- Location of Mullingar in Saskatchewan
- Coordinates: 53°05′01″N 107°39′43″W﻿ / ﻿53.0836°N 107.6619°W
- Country: Canada
- Province: Saskatchewan
- Census division: 16
- Rural Municipality: Meeting Lake
- Post office Founded: May 1, 1907
- Incorporated (Village): N/A
- Incorporated (Town): N/A

Government
- • Governing body: Mullingar Village Council

Area
- • Total: 0.09 km^{2} (0.035 sq mi)

Population (2011)
- • Total: 0
- • Density: 0/km^{2} (0/sq mi)
- • National Population Rank: 6,384,515
- Time zone: CST
- Postal code: S0M 2A0

= Mullingar, Saskatchewan =

Mullingar is a hamlet in the Canadian province of Saskatchewan, located 25 kilometres south-southwest of Spiritwood, 40 kilometres southeast of Glaslyn and about seven kilometres from Rabbit Lake.

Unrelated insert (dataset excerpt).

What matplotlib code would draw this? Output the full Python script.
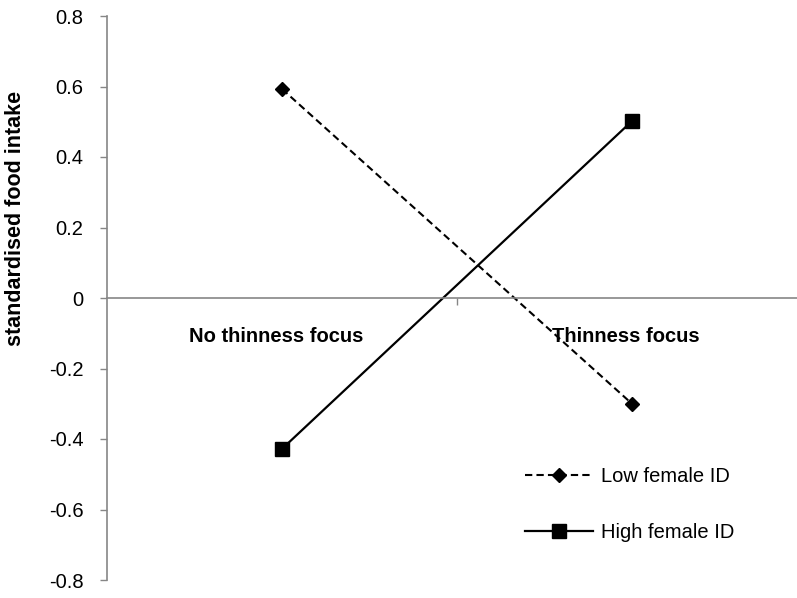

It was named after the town of Mullingar in Ireland.

== History ==
Mullingar was established in 1909 by Charles and Mark Comerford and their families. They left Eldorado, Ontario, and homesteaded in the Mullingar district in 1906. In 1907, a country post office was erected and the name "Mullingar" was chosen by Mark Comerford; to choose he closed his eyes and pointed to a map of Ireland. Charles Comerford was then the first postmaster of Mullingar. He was also one of the five township organizers to pave the way for its local improvement district, and was Reeve for the RM #466 for 19 years. Mullingar was and still is a farming community. Although the original post office is not there, the postal code and boxes are still used.